Alex Brandon/AP

Analysis: Between the Lines of Comey's Testimony

The former FBI director left a number of hints about where the investigation into Russian interference in the 2016 election could go.

Following former FBI director James Comey’s Senate testimony last week, President Trump took to Twitter, claiming “total and complete vindication.” 

The White House did get some good news: Comey said that the president was not personally under investigation while he led the bureau, and that a New York Times article detailing contacts between Russian intelligence and the Trump campaign was “in the main … not true.”

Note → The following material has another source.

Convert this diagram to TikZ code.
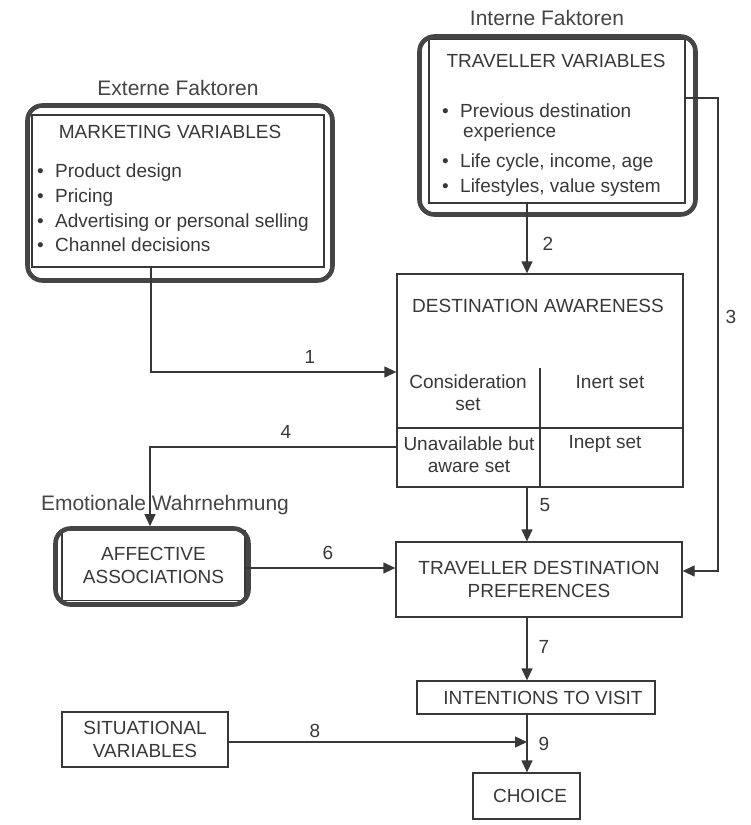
\documentclass[tikz,border=0pt]{standalone}
\usepackage{fontspec}
\setmainfont{Liberation Sans}
\usepackage{tikz}
\usetikzlibrary{arrows.meta,positioning,calc}
\usepackage{xcolor}
\definecolor{ink}{HTML}{383838}
\definecolor{rim}{HTML}{454545}
\tikzset{
  box/.style   = {draw=ink, line width=1.3pt, rectangle, inner sep=0pt,
                  align=center, text=ink},
  frame/.style = {draw=rim, line width=4.6pt, rectangle, rounded corners=15pt,
                  inner sep=0pt},
  txt/.style   = {inner sep=0pt, text=ink},
  note/.style  = {inner sep=0pt, text=rim, font=\fontsize{21}{25}\selectfont},
  sig/.style   = {-{Triangle[length=12pt,width=11pt]}, draw=ink, line width=1.3pt},
  rule/.style  = {draw=ink, line width=1.3pt},
}
\newcommand{\bitem}{\makebox[18pt][l]{\textbullet}}

\begin{document}
\begin{tikzpicture}[x=1pt,y=-1pt,font=\fontsize{19}{22.5}\selectfont]
\useasboundingbox (0,0) rectangle (751,825);
% external factors
\node[note,anchor=base] (extlab) at (178,95) {Externe Faktoren};
\node[box,minimum width=292,minimum height=152] (mkt) at (178,191) {};
\node[frame,minimum width=305,minimum height=175] (mktframe) at (180,193) {};
\node[txt,anchor=base] (mkttitle) at (170,138) {MARKETING VARIABLES};
\node[txt,anchor=base west] (mkt1) at (37,177) {\bitem Product design};
\node[txt,anchor=base west] (mkt2) at (37,202) {\bitem Pricing};
\node[txt,anchor=base west] (mkt3) at (37,227) {\bitem Advertising or personal selling};
\node[txt,anchor=base west] (mkt4) at (37,251) {\bitem Channel decisions};
% internal factors
\node[note,anchor=base] (intlab) at (547,25) {Interne Faktoren};
\node[box,minimum width=256,minimum height=164] (trav) at (557,121) {};
\node[frame,minimum width=276,minimum height=178] (travframe) at (557.5,125.5) {};
\node[txt,anchor=base] (travtitle) at (556,67) {TRAVELLER VARIABLES};
\node[txt,anchor=base west] (trav1) at (442,117) {\bitem Previous destination};
\node[txt,anchor=base west] (trav1b) at (463,137) {experience};
\node[txt,anchor=base west] (trav2) at (442,167) {\bitem Life cycle, income, age};
\node[txt,anchor=base west] (trav3) at (442,192) {\bitem Lifestyles, value system};
% awareness
\node[box,minimum width=286,minimum height=213] (da) at (540,380.5) {};
\node[txt,anchor=base] (datitle) at (538,312) {DESTINATION AWARENESS};
\coordinate (split) at (540,428);
\coordinate (splittop) at (540,368);
\draw[rule] (da.west |- split) -- (da.east |- split);
\draw[rule] (splittop) -- (da.south -| splittop);
\node[txt,anchor=base,align=center] (cons) at (468,388) {Consideration};
\node[txt,anchor=base] (consb) at (468,410) {set};
\node[txt,anchor=base] (inert) at (610,388) {Inert set};
\node[txt,anchor=base] (unav) at (469,450) {Unavailable but};
\node[txt,anchor=base] (unavb) at (469,472) {aware set};
\node[txt,anchor=base] (inept) at (605,448) {Inept set};
% affect
\node[note,anchor=base] (emolab) at (165,510) {Emotionale Wahrnehmung};
\node[box,minimum width=183,minimum height=70] (aff) at (153.5,565.5) {AFFECTIVE\\ASSOCIATIONS};
\node[frame,minimum width=193,minimum height=76] (affframe) at (152,566.5) {};
% lower chain
\node[box,minimum width=286,minimum height=75] (tdp) at (539,579.5) {TRAVELLER DESTINATION\\PREFERENCES};
\node[box,minimum width=238,minimum height=33] (visit) at (536,697.5) {\hspace{14pt}INTENTIONS TO VISIT};
\node[box,minimum width=166,minimum height=55] (sit) at (145,739.5) {SITUATIONAL\\VARIABLES};
\node[box,minimum width=107,minimum height=46] (choice) at (526.5,796) {\hspace{7pt}CHOICE};
% connectors
\coordinate (c1) at (151,372);
\coordinate (c2) at (527,0);
\coordinate (c3) at (718,98);
\coordinate (c3b) at (718,571);
\coordinate (c4) at (150,447);
\coordinate (c6) at (0,568);
\coordinate (c9) at (527,742);
\draw[sig] (mkt.south -| c1) |- (da.west |- c1);
\draw[sig] (trav.south -| c2) -- (da.north -| c2);
\draw[sig] (trav.east |- c3) -- (c3) -- (c3b) -- (tdp.east |- c3b);
\draw[sig] (da.west |- c4) -| (affframe.north -| c4);
\draw[sig] (da.south -| c2) -- (tdp.north -| c2);
\draw[sig] (aff.east |- c6) -- (tdp.west |- c6);
\draw[sig] (tdp.south -| c2) -- (visit.north -| c2);
\draw[sig] (sit.east |- c9) -- (c9);
\draw[sig] (visit.south -| c2) -- (choice.north -| c2);
% numbers
\node[txt,anchor=base] (n1) at (310,363) {1};
\node[txt,anchor=base] (n2) at (548,250) {2};
\node[txt,anchor=base] (n3) at (731,323) {3};
\node[txt,anchor=base] (n4) at (286,438) {4};
\node[txt,anchor=base] (n5) at (545,511) {5};
\node[txt,anchor=base] (n6) at (328,559) {6};
\node[txt,anchor=base] (n7) at (544,653) {7};
\node[txt,anchor=base] (n8) at (315,737) {8};
\node[txt,anchor=base] (n9) at (544,750) {9};
\end{tikzpicture}
\end{document}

But that is by no means the end of the story. As Comey was careful to point out, it was not the function of his testimony to prove or disprove any case against Trump or anyone else. Building such a case remains within the jurisdiction of Robert Mueller, the newly appointed special prosecutor and former FBI director. Moreover, as a former FBI agent, I know the importance of reading between the lines; and in this case, a great deal went unsaid both about the ongoing investigation into Russian interference in the 2016 election, and the peril the president himself could face.

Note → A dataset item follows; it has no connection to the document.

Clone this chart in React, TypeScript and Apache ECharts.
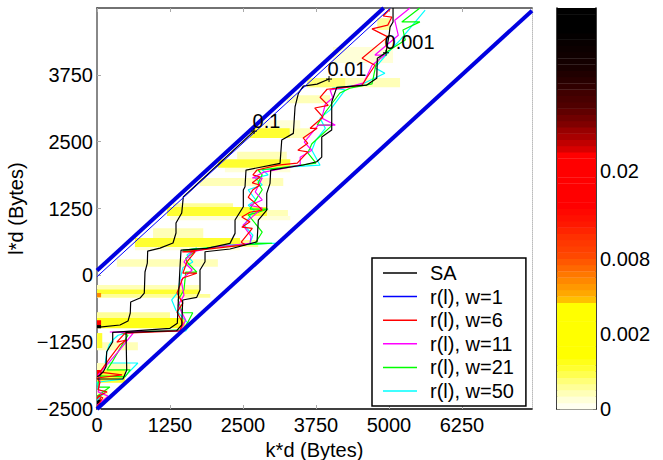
import React, { useEffect, useRef } from "react";
import * as echarts from "echarts";

const xTicks = [0, 1250, 2500, 3750, 5000, 6250];
const yTicks = [-2500, -1250, 0, 1250, 2500, 3750];
const colorbarTicks = [0, 12, 24, 38];
const colorbarLabels = ["0", "0.002", "0.008", "0.02"];

const colormap = [
  "#fffff0", "#ffffd8", "#ffffb8", "#ffff98", "#ffff78", "#ffff50", "#ffff30", "#ffff18",
  "#ffff00", "#ffff00", "#ffff00", "#ffff00", "#ffff00", "#ffff00", "#ffff00", "#ffff00",
  "#ffff00", "#ffc000", "#ffa800", "#ff9800", "#ff8800", "#ff7800", "#ff6800", "#ff5800",
  "#ff4800", "#ff4000", "#ff3800", "#ff3000", "#ff2400", "#ff1800", "#ff1000", "#ff0800",
  "#ff0000", "#ff0000", "#ff0000", "#ff0000", "#ff0000", "#ff0000", "#ff0000", "#ff0000",
  "#ff0000", "#d80000", "#c00000", "#a80000", "#980000", "#800000", "#700000", "#600000",
  "#500000", "#480000", "#400000", "#300000", "#280000", "#200000", "#180000", "#140000",
  "#100000", "#0c0000", "#080000", "#040000", "#000000", "#000000", "#000000", "#000000",
];

// xStart, xEnd, yLow, yHigh, colour level
const heatCells = [
  [0, 190, -2330, -2140, 2],
  [0, 480, -2010, -1770, 6],
  [0, 570, -1770, -1640, 2],
  [0, 700, -1400, -1250, 2],
  [0, 90, -1360, -1080, 6],
  [0, 1250, -800, -690, 3],
  [0, 1510, -990, -800, 7],
  [0, 1940, -420, -350, 3],
  [0, 1760, -350, -260, 6],
  [0, 1760, -260, -180, 2],
  [340, 2070, 160, 300, 2],
  [960, 1820, 700, 880, 2],
  [650, 2450, 470, 530, 1],
  [650, 2760, 530, 660, 3],
  [650, 2450, 530, 700, 6],
  [1250, 3310, 1030, 1110, 1],
  [1300, 2330, 1280, 1350, 3],
  [1340, 3270, 1110, 1220, 2],
  [1200, 2910, 1110, 1280, 6],
  [1760, 3190, 1670, 1820, 2],
  [2190, 3310, 1930, 2010, 1],
  [2400, 3250, 2170, 2310, 2],
  [2070, 3310, 2010, 2170, 6],
  [2830, 3480, 2750, 2900, 1],
  [2620, 3650, 2570, 2750, 2],
  [2620, 3300, 2570, 2750, 6],
  [3250, 3990, 3220, 3370, 2],
  [3600, 5190, 3520, 3690, 2],
  [3600, 4250, 3520, 3690, 4],
  [4040, 5070, 3970, 4270, 1],
  [4800, 5020, 4590, 4810, 3],
  [0, 70, -2430, -2330, 60],
  [0, 70, -2330, -2240, 33],
  [0, 70, -1900, -1770, 33],
  [0, 70, -930, -840, 33],
  [0, 70, -990, -930, 60],
  [0, 70, -410, -330, 20],
];

const saLow = [
  [0, -972], [394, -929], [531, -855], [570, -705], [577, -499], [737, -425], [810, -331],
  [822, 62], [862, 230], [868, 454], [1079, 510], [1302, 604], [1353, 791], [1353, 978],
  [1451, 1165], [1478, 1464], [2689, 2698],
];
const saMid = [
  [5, -1896], [51, -1864], [108, -1803], [154, -1709], [166, -1429], [269, -1242], [269, -1066],
  [1250, -991], [1376, -898], [1393, -462], [1422, 161], [1439, 473], [1879, 505], [2278, 598],
  [2364, 785], [2364, 1034], [2506, 1283], [2506, 1595], [2535, 1657], [2552, 1969], [3135, 2094],
  [3164, 2530], [3363, 2655], [3392, 3153], [3449, 3403], [3534, 3540], [3769, 3577], [3974, 3671],
];
const saHigh = [
  [5, -1939], [445, -1939], [509, -1771], [497, -1066], [1365, -1036], [1451, -929], [1468, -462],
  [1708, -411], [1764, -275], [1764, 99], [1850, 254], [1850, 441], [2278, 492], [2741, 628],
  [2763, 1034], [2907, 1221], [2907, 1533], [2963, 1720], [2975, 1969], [3534, 2063], [3763, 2124],
  [3849, 2212], [3849, 2586], [4020, 2717], [4020, 3241], [4106, 3516], [4620, 3559], [4791, 3684],
  [4801, 4058], [4950, 4163], [5002, 4494], [5019, 4643], [5070, 4737], [5070, 4999],
];

const boundUpper = [[0, 90], [4910, 5000]];
const boundLower = [[0, -2500], [7450, 4950]];
const rW1 = [[0, -25], [5025, 5000]];

const rW6 = [
  [0, -2460], [100, -2290], [20, -2260], [170, -2180], [20, -2140], [50, -2000], [0, -1920],
  [430, -1860], [50, -1810], [220, -1550], [390, -1300], [510, -1210], [340, -1250], [480, -1080],
  [1420, -1040], [1470, -890], [1370, -690], [1470, -520], [1370, -330], [1470, -50], [1710, 40],
  [1470, 40], [1540, 250], [1680, 440], [1460, 440], [1900, 490], [2540, 570], [2470, 620],
  [2660, 880], [2480, 900], [2620, 1000], [2480, 1090], [2620, 1180], [2830, 1220], [2710, 1350],
  [2590, 1460], [2670, 1600], [2790, 1690], [2660, 1730], [2790, 1840], [2670, 1880], [2740, 1970],
  [3100, 2060], [3430, 2100], [3610, 2310], [3440, 2340], [3610, 2470], [3530, 2570], [3770, 2750],
  [3650, 2750], [3870, 2960], [3730, 3130], [3960, 3180], [3820, 3330], [3940, 3480], [4280, 3520],
  [4540, 3560], [4760, 3930], [4540, 4060], [4980, 4460], [4710, 4610], [4980, 4680], [5050, 4830],
  [4900, 4850], [5020, 4980],
];
const rW11 = [
  [0, -2430], [190, -2260], [20, -2180], [50, -1960], [20, -1860], [360, -1430], [620, -1080],
  [220, -1060], [1420, -1040], [1520, -840], [1390, -560], [1490, -370], [1440, -90], [1630, 100],
  [1490, 250], [1630, 440], [2020, 530], [2620, 600], [2640, 730], [2500, 940], [2830, 1260],
  [2620, 1310], [2830, 1410], [2710, 1560], [2830, 1820], [2660, 1820], [2860, 1930], [3480, 2060],
  [3480, 2210], [3680, 2340], [3550, 2490], [3790, 2810], [4080, 2810], [3850, 2940], [3910, 3200],
  [4040, 3320], [3990, 3470], [4300, 3520], [4570, 3600], [4710, 3930], [4930, 4120], [4760, 4120],
  [5160, 4490], [5100, 4770], [5360, 5000],
];
const rW21 = [
  [0, -2260], [220, -2090], [20, -2090], [30, -1880], [480, -1900], [570, -1770], [170, -1770],
  [260, -1620], [430, -1300], [530, -1120], [390, -1060], [1470, -1020], [1560, -870], [1640, -700],
  [1460, -700], [1390, -460], [1490, -270], [1520, 60], [1710, 60], [1540, 250], [1520, 320],
  [1710, 470], [1470, 470], [2450, 570], [3000, 600], [2710, 600], [2830, 810], [2590, 1130],
  [2760, 1180], [2930, 1240], [2620, 1240], [2830, 1600], [2760, 1730], [2830, 1880], [2760, 1970],
  [3130, 2010], [3750, 2100], [3610, 2290], [3680, 2460], [4030, 2810], [3770, 2810], [3910, 3050],
  [4160, 3410], [4330, 3500], [4710, 3580], [4780, 3950], [4880, 4120], [5280, 4400], [5240, 4590],
  [5530, 4740], [5220, 4740], [5530, 5000],
];
const rW50 = [
  [0, -2340], [140, -2180], [20, -2140], [0, -2000], [430, -1940], [700, -1640], [140, -1640],
  [170, -1430], [210, -1300], [270, -1210], [360, -1120], [570, -1060], [1520, -1040], [1590, -930],
  [1350, -650], [1280, -460], [1390, -310], [1420, -90], [1470, 140], [1640, 250], [1540, 380],
  [1710, 510], [1460, 450], [2280, 570], [3080, 600], [2620, 600], [2670, 750], [2520, 940],
  [2690, 1220], [2590, 1310], [2720, 1410], [2590, 1600], [2830, 1690], [2710, 1820], [2930, 1880],
  [2830, 1970], [3310, 2030], [3820, 2060], [3680, 2340], [3750, 2530], [3910, 2750], [3820, 2940],
  [3990, 3090], [4250, 3470], [4030, 3500], [4510, 3560], [4930, 3780], [4760, 3880], [5020, 4210],
  [5190, 4400], [5620, 4960],
];

const contourMarks = [[2689, 2698], [3974, 3671], [4950, 4163]];
const contourTexts = ["0.1", "0.01", "0.001"];

const FONT = "'Liberation Sans', Arial, sans-serif";
const FS = 20;

const line = (name: string, data: number[][], color: string, width: number, z = 3) => ({
  name, type: "line", data, showSymbol: false, symbol: "none", z, silent: true,
  lineStyle: { color, width }, itemStyle: { color }, clip: true,
});

export default function App() {
  const ref = useRef<HTMLDivElement>(null);
  useEffect(() => {
    const chart = echarts.init(ref.current!, null, { renderer: "svg" });
    const minusFmt = (v: number) => String(v).replace("-", "\u2212");
    const tick = (vals: number[]) => ({
      show: true, inside: true, length: 4, customValues: vals,
      lineStyle: { color: "#aaaaaa", width: 1 },
    });
    chart.setOption({
      animation: false,
      backgroundColor: "#ffffff",
      textStyle: { fontFamily: FONT, fontSize: FS, color: "#000" },
      grid: [
        { left: 97, top: 8, width: 435, height: 401, outerBoundsMode: "none" },
        { left: 557, top: 8, width: 39, height: 401, outerBoundsMode: "none" },
      ],
      xAxis: [
        {
          type: "value", gridIndex: 0, min: 0, max: 7450, position: "bottom",
          name: "k*d (Bytes)", nameLocation: "middle", nameGap: 28,
          nameTextStyle: { fontFamily: FONT, fontSize: FS, color: "#000" },
          axisLine: { show: true, onZero: false, lineStyle: { color: "#000", width: 1.5 } },
          axisTick: tick(xTicks),
          axisLabel: { customValues: xTicks, formatter: minusFmt, fontFamily: FONT, fontSize: FS, color: "#000", margin: 6 },
          splitLine: { show: false },
        },
        {
          type: "value", gridIndex: 0, min: 0, max: 7450, position: "top",
          axisLine: { show: true, onZero: false, lineStyle: { color: "#444", width: 1.5 } },
          axisTick: tick(xTicks), axisLabel: { show: false }, splitLine: { show: false },
        },
        {
          type: "value", gridIndex: 1, min: 0, max: 1, position: "bottom",
          axisLine: { show: true, onZero: false, lineStyle: { color: "#000", width: 1.5 } },
          axisTick: { show: false }, axisLabel: { show: false }, splitLine: { show: false },
        },
      ],
      yAxis: [
        {
          type: "value", gridIndex: 0, min: -2500, max: 5000, position: "left",
          name: "l*d (Bytes)", nameLocation: "middle", nameGap: 63, nameRotate: 90,
          nameTextStyle: { fontFamily: FONT, fontSize: FS, color: "#000" },
          axisLine: { show: true, onZero: false, lineStyle: { color: "#888", width: 2 } },
          axisTick: tick(yTicks),
          axisLabel: { customValues: yTicks, formatter: minusFmt, fontFamily: FONT, fontSize: FS, color: "#000", margin: 4 },
          splitLine: { show: false },
        },
        {
          type: "value", gridIndex: 0, min: -2500, max: 5000, position: "right",
          axisLine: { show: true, onZero: false, lineStyle: { color: "#bbbbbb", width: 1, type: "dotted" } },
          axisTick: { show: false }, axisLabel: { show: false }, splitLine: { show: false },
        },
        {
          type: "value", gridIndex: 1, min: 0, max: 64, position: "right",
          axisLine: { show: true, onZero: false, lineStyle: { color: "#000", width: 1.5 } },
          axisTick: { show: true, inside: true, length: 3, customValues: colorbarTicks, lineStyle: { color: "#000", width: 1 } },
          axisLabel: {
            customValues: colorbarTicks, fontFamily: FONT, fontSize: FS, color: "#000", margin: 4,
            formatter: (v: number) => colorbarLabels[colorbarTicks.indexOf(v)] ?? "",
          },
          splitLine: { show: false },
        },
        {
          type: "value", gridIndex: 1, min: 0, max: 64, position: "left",
          axisLine: { show: true, onZero: false, lineStyle: { color: "#000", width: 1.5 } },
          axisTick: { show: true, inside: true, length: 3, customValues: colorbarTicks, lineStyle: { color: "#000", width: 1 } },
          axisLabel: { show: false }, splitLine: { show: false },
        },
      ],
      legend: {
        data: ["SA", "r(l), w=1", "r(l), w=6", "r(l), w=11", "r(l), w=21", "r(l), w=50"],
        orient: "vertical", left: 372, top: 258, width: 154,
        icon: "rect",
        itemWidth: 34, itemHeight: 1.5, itemGap: 3.6, align: "left",
        padding: [5, 12, 5, 11],
        backgroundColor: "#ffffff", borderColor: "#000", borderWidth: 1.5, borderRadius: 0,
        selectedMode: false,
        textStyle: { fontFamily: FONT, fontSize: FS, color: "#000", padding: [0, 0, 0, 8] },
      },
      series: [
        {
          name: "heat", type: "custom", xAxisIndex: 0, yAxisIndex: 0, z: 1, silent: true,
          data: heatCells,
          encode: { x: [0, 1], y: [2, 3] },
          renderItem: (_: any, api: any) => {
            const a = api.coord([api.value(0), api.value(3)]);
            const b = api.coord([api.value(1), api.value(2)]);
            return {
              type: "rect",
              shape: { x: a[0], y: a[1], width: b[0] - a[0], height: b[1] - a[1] },
              style: { fill: colormap[api.value(4)] },
            };
          },
        },
        line("r(l), w=50", rW50, "#00ffff", 1.2),
        line("r(l), w=21", rW21, "#00ff00", 1.2),
        line("r(l), w=11", rW11, "#ff00ff", 1.2),
        line("r(l), w=6", rW6, "#ff0000", 1.2),
        line("SA", saLow, "#000000", 1.2, 4),
        line("SA", saMid, "#000000", 1.2, 4),
        line("SA", saHigh, "#000000", 1.2, 4),
        line("r(l), w=1", rW1, "#0000ff", 1, 5),
        line("boundUpper", boundUpper, "#0000e0", 4, 5),
        line("boundLower", boundLower, "#0000e0", 4, 5),
        {
          name: "contours", type: "scatter", xAxisIndex: 0, yAxisIndex: 0, z: 6, silent: true,
          data: contourMarks,
          symbol: "path://M0 5H10M5 0V10",
          symbolSize: 6,
          itemStyle: { color: "none", borderColor: "#000", borderWidth: 1, opacity: 1 },
          label: {
            show: true, position: [4, -15], align: "left", verticalAlign: "top",
            fontFamily: FONT, fontSize: FS, color: "#000",
            formatter: (p: any) => contourTexts[p.dataIndex],
          },
        },
        {
          name: "colorbar", type: "custom", xAxisIndex: 2, yAxisIndex: 2, z: 1, silent: true,
          data: colormap.map((_, i) => [i]),
          encode: { y: 0 },
          renderItem: (_: any, api: any) => {
            const lvl = api.value(0);
            const a = api.coord([0, lvl + 1]);
            const b = api.coord([1, lvl]);
            return {
              type: "rect",
              shape: { x: a[0], y: a[1], width: b[0] - a[0], height: b[1] - a[1] + 0.4 },
              style: { fill: colormap[lvl] },
            };
          },
        },
      ],
    });
    return () => chart.dispose();
  }, []);
  return <div ref={ref} style={{ position: "fixed", left: 0, top: 0, width: 663, height: 460, background: "#fff" }} />;
}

First, consider the deafening silence that greeted Comey’s revelation that, even before Trump took office, the FBI director began taking copious notes of his conversations with the president-elect. Invited to explain, Comey said that he made the record in part because he was “honestly concerned that [Trump] might lie about the nature of our meeting,” a fear that the director did not feel in his dealings with either of Trump’s immediate predecessors. And here is the remarkable thing: Not one single senator, of either party, questioned the characterization of the president of the United States as someone likely to tell lies. We know why, of course: The president has made clear, again and again, that his word cannot be trusted. And, Comey said, the president did indeed lie about their conversations, prompting the director to release his contemporaneous, unclassified account.

Second, Comey’s much-vaunted statement that Trump was not personally under investigation comes with at least two very important qualifications. One: Comey made clear that at least one senior FBI figure disagreed with his assessment that Trump was not being investigated, on the grounds that the campaign was under investigation and Trump was head of the campaign. A different director may well have shared this (quite legitimate) view, and informed Trump that he was, in fact, under investigation. Two: I know from experience that whenever you are investigating an organization, be it a political campaign, an organized crime family, or a terror group, you almost never start at the top. Instead, you seek to “turn” more junior lieutenants and work your way up the chain from there.  

It’s possible to read what’s publicly known about the investigation as reflecting that kind of progression. For example, during the campaign itself, the FBI reportedly received a warrant to monitor Carter Page, then one of then-candidate Trump’s foreign-policy advisers. Then there’s Michael Flynn, the former national-security adviser who was ousted after lying about his communications with Russian officials during the transition. Late last month, it emerged that Jared Kushner, Trump’s son-in-law and an adviser firmly in Trump’s inner circle, had reportedly become a focus of the investigation.

There is every possibility that the president may already face personal investigation by special counsel Mueller. Bear in mind, too, that obstruction of justice is just as much a crime as collusion with a foreign power. I have seen many cases begin by looking for evidence of one offense, only to end with quite different charges; even Al Capone was ultimately jailed not for murder or bootlegging but for tax evasion.

Third, over the course of his nine one-on-one meetings and conversations with Comey, not once did the president ask to be briefed on the main focus of the FBI’s investigation, Russian interference in American democracy. Instead, he allegedly concentrated on getting his own adviser off the hook and attempted to extract a pledge of loyalty from the FBI director. This is bizarre conduct from the leader of a country facing massive national-security challenges emanating from the Kremlin—challenges the FBI is at the forefront of countering. By behaving in this way, the president implied that his focus is not on protecting the nation he is sworn to serve.

Trump’s mendacity, selfishness, and personality-cult politics did not develop in a vacuum; they were enabled, in part, by a culture of impunity in Washington. We have seen no real accountability for the Iraq War, the Bush-era torture program, or the many other national-security disasters of the past two decades; Trump could be forgiven for assuming that he will prove similarly immune in this case.

But there is one hope, and that is the integrity of public servants like James Comey. Where Trump is focused on fending off accusations instead of countering Russian aggression, Comey has shown himself prepared to sacrifice his own career in order to uphold the rule of law and protect the integrity and investigative independence of the FBI.  In a political environment hopelessly polluted by “alternative facts,” Americans desperately need real ones. That is what Comey said he was offering on Wednesday, and it is why his testimony left a mark.